The blind man from the Gospel gained both bodily and spiritual sight. He no longer needs a walking stick—neither a physical, nor a spiritual one. With the help of the former, he reached the pool of Siloam, and with the latter—the Ever-flowing Fount. The former was, possibly, left behind near the pool or given to one of the blind paupers; but the latter he hands to those who are still wandering in spiritual darkness. The latter is not the kind of walking sticking you would search for in specialty stores or make out of a broken tree branch, but rather is one that’s been placed inside of the Holy Gospel by the apostle John. Take it, those who desire it.
Are there many that desire it? No, there are but a few.
There are few people who, like the blind man, sincerely ask: “Who is He, this Christ, that I might believe in Him?” (See: John 9:36).
Here is a typical introductory conversation with an adult who wants to be baptized and become a member of the Church.

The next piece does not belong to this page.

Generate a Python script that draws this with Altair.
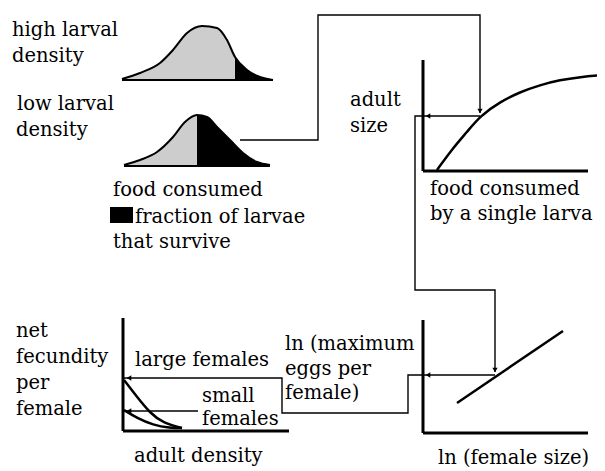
import altair as alt
import pandas as pd

# ---------------- data (reference pixel space, y grows downward) ----------------
# larval food distributions
high_x = [122, 140, 160, 173, 187, 202, 217, 227, 235, 247, 260, 273]
high_y = [79, 73, 63, 50, 33, 26, 28, 40, 57, 70, 77, 80]
high_base = 80
high_split = 235

low_x = [124, 140, 157, 173, 185, 197, 207, 217, 230, 243, 257, 270]
low_y = [165, 160, 152, 137, 122, 115, 117, 127, 140, 153, 162, 165]
low_base = 166
low_split = 197

# adult size vs food consumed
size_x = [437, 453, 467, 480, 500, 520, 540, 560, 580, 603]
size_y = [170, 148, 132, 116, 102, 92, 85, 80, 77, 75]

# net fecundity vs adult density
large_x = [124, 137, 150, 163, 182]
large_y = [380, 397, 413, 423, 428]
small_x = [124, 137, 153, 170, 182]
small_y = [410, 418, 425, 428, 428]

# ln(eggs) vs ln(size)
lnline_x = [457, 563]
lnline_y = [403, 331]

# connector paths
paths = {
    "p1": [(240, 140), (318, 140), (318, 15), (480, 15), (480, 113)],
    "p2": [(480, 116), (415, 116), (415, 290), (495, 290), (495, 372)],
    "p3": [(495, 375), (408, 375), (408, 413), (282, 413), (282, 378), (124, 378)],
    "p4": [(198, 411), (124, 411)],
}
arrow_heads = [
    (428, 116, "triangle-left"),
    (480, 111, "triangle-down"),
    (495, 370, "triangle-down"),
    (428, 375, "triangle-left"),
    (129, 378, "triangle-left"),
    (129, 411, "triangle-left"),
]

# axes of the small panels
axes_segments = [
    (423, 423, 60, 171), (423, 588, 171, 171),
    (123, 123, 318, 431), (123, 289, 431, 431),
    (423, 423, 320, 433), (423, 588, 433, 433),
]

legend_box = (110, 133, 207, 223)

labels = [
    ("high larval", 12, 36), ("density", 12, 62),
    ("low larval", 17, 110), ("density", 16, 136),
    ("food consumed", 113, 196), ("fraction of larvae", 135, 223), ("that survive", 113, 248),
    ("adult", 350, 106), ("size", 350, 132),
    ("food consumed", 430, 195), ("by a single larva", 430, 220),
    ("net", 16, 337), ("fecundity", 16, 363), ("per", 16, 389), ("female", 16, 415),
    ("large females", 135, 366), ("small", 202, 402), ("females", 202, 425),
    ("adult density", 134, 462),
    ("ln (maximum", 285, 350), ("eggs per", 285, 375), ("female)", 285, 399),
    ("ln (female size)", 438, 464),
]

# ---------------- build tables ----------------
def dist_frames(xs, ys, base, split, name):
    rows = []
    for x, y in zip(xs, ys):
        if x <= split:
            rows.append({"x": x, "y": y, "base": base, "part": "gray", "dist": name})
        if x >= split:
            rows.append({"x": x, "y": y, "base": base, "part": "black", "dist": name})
    return rows

dist_df = pd.DataFrame(dist_frames(high_x, high_y, high_base, high_split, "high")
                       + dist_frames(low_x, low_y, low_base, low_split, "low"))
outline_df = pd.DataFrame(
    [{"x": x, "y": y, "dist": "high"} for x, y in zip(high_x, high_y)]
    + [{"x": x, "y": y, "dist": "low"} for x, y in zip(low_x, low_y)]
)
base_df = pd.DataFrame([
    {"x": high_x[0], "x2": high_x[-1], "y": high_base},
    {"x": low_x[0], "x2": low_x[-1], "y": low_base},
])

curve_df = pd.DataFrame(
    [{"x": x, "y": y, "c": "size", "o": i} for i, (x, y) in enumerate(zip(size_x, size_y))]
    + [{"x": x, "y": y, "c": "large", "o": i} for i, (x, y) in enumerate(zip(large_x, large_y))]
    + [{"x": x, "y": y, "c": "small", "o": i} for i, (x, y) in enumerate(zip(small_x, small_y))]
)
straight_df = pd.DataFrame(
    [{"x": x, "y": y, "o": i} for i, (x, y) in enumerate(zip(lnline_x, lnline_y))]
)
path_df = pd.DataFrame(
    [{"x": x, "y": y, "p": k, "o": i} for k, pts in paths.items() for i, (x, y) in enumerate(pts)]
)
head_df = pd.DataFrame([{"x": x, "y": y, "s": s} for x, y, s in arrow_heads])
axes_df = pd.DataFrame([{"x": a, "x2": b, "y": c, "y2": d} for a, b, c, d in axes_segments])
box_df = pd.DataFrame([{"x": legend_box[0], "x2": legend_box[1], "y": legend_box[2], "y2": legend_box[3]}])
text_df = pd.DataFrame([{"t": t, "x": x, "y": y} for t, x, y in labels])

# ---------------- scales ----------------
W, H = 589, 463
xs = alt.Scale(domain=[8, 597], range=[0, W], zero=False, nice=False)
ys = alt.Scale(domain=[8, 471], range=[0, H], zero=False, nice=False)
X = lambda f="x": alt.X(f"{f}:Q", scale=xs, axis=None)
Y = lambda f="y": alt.Y(f"{f}:Q", scale=ys, axis=None)

FONT = "DejaVu Serif"

areas = alt.Chart(dist_df).mark_area(interpolate="monotone").encode(
    x=X(), y=Y(), y2="base:Q",
    color=alt.Color("part:N", scale=alt.Scale(domain=["gray", "black"], range=["#cdcdcd", "#000000"]), legend=None),
    detail="dist:N",
)
outlines = alt.Chart(outline_df).mark_line(interpolate="monotone", color="black", strokeWidth=2).encode(
    x=X(), y=Y(), detail="dist:N"
)
bases = alt.Chart(base_df).mark_rule(color="black", strokeWidth=2).encode(x=X(), x2="x2:Q", y=Y())

curves = alt.Chart(curve_df).mark_line(interpolate="basis", color="black", strokeWidth=2.5).encode(
    x=X(), y=Y(), detail="c:N", order="o:Q"
)
straight = alt.Chart(straight_df).mark_line(color="black", strokeWidth=2.5).encode(x=X(), y=Y(), order="o:Q")
conns = alt.Chart(path_df).mark_line(color="black", strokeWidth=1.4).encode(
    x=X(), y=Y(), detail="p:N", order="o:Q"
)
heads = alt.Chart(head_df).mark_point(filled=True, color="black", size=28, opacity=1).encode(
    x=X(), y=Y(), shape=alt.Shape("s:N", scale=None)
)
axes = alt.Chart(axes_df).mark_rule(color="black", strokeWidth=3).encode(
    x=X(), x2="x2:Q", y=Y(), y2="y2:Q"
)
box = alt.Chart(box_df).mark_rect(color="black").encode(x=X(), x2="x2:Q", y=Y(), y2="y2:Q")
texts = alt.Chart(text_df).mark_text(
    align="left", baseline="alphabetic", font=FONT, fontSize=19.5, color="black"
).encode(x=X(), y=Y(), text="t:N")

chart = alt.layer(areas, outlines, bases, curves, straight, conns, heads, axes, box, texts).properties(
    width=W, height=H, padding=0, autosize="none", background="white"
).configure_view(stroke=None).configure_text(font=FONT)

chart.save("out.html", embed_options={"renderer": "svg", "actions": False})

“In order to be baptized, Christian faith is necessary. Are you a believer?”
“Yes, I believe in God.”
“Do you believe in Christ the Savior?”
“Yes, of course.”
“And who is He, Jesus Christ, in whom you believe? What do you know about Him? Why do you want to become His follower? Have you read the Gospel?”
“I don’t know. No, I haven’t read it. Why is this necessary? I have faith in my soul.”
As you can see, such a person does not know how to make use of this walking stick—you have to slip it into their hands. Take it; take the same question of the blind man, take his desire to understand everything and make a meaningful step towards Christ, in order to worship Him sincerely. Take it!
Some take it, but others don’t.
It’s interesting how Christ answers the blind man: Thou hast both seen him, and it is he that talketh with thee (John 9:37). There’s something worth thinking about here. First of all, taking into consideration the words used in the Greek, we can translate the passage as follows: “You have gained sight, begun to see and now see Him…” Then the Lord adds, “and it is He that talketh with thee” in order to draw the previously blind man’s attention to his auditory memory. After all, a blind person’s sense of hearing, and likewise their auditory memory, is much better developed than that of the sighted. Christ is sort of saying to him: “Compare the voice which sent you to the pool of Siloam with My voice. It was I. Back then you only heard me, but now you can see me as well. I am the Messiah.”
I think that when someone picks up the New Testament, they have to experience something similar themselves. When they hear the voice of Christ, resounding from the verses of Holy Scripture, they have to compare it with that inner voice that spoke about having “God within one’s soul”, the Voice that spoke in them before, that led them to open up this Bible, that gave them the strength to live and keep going. Keep going where? To Him!
Do you hear? It is He!
And now take a closer look at Him, at His eyes full of love and compassion, at His deeply-pierced side, at the wounds on his hands and feet, and at the glorious radiance of His (and, therefore, your own) Resurrection!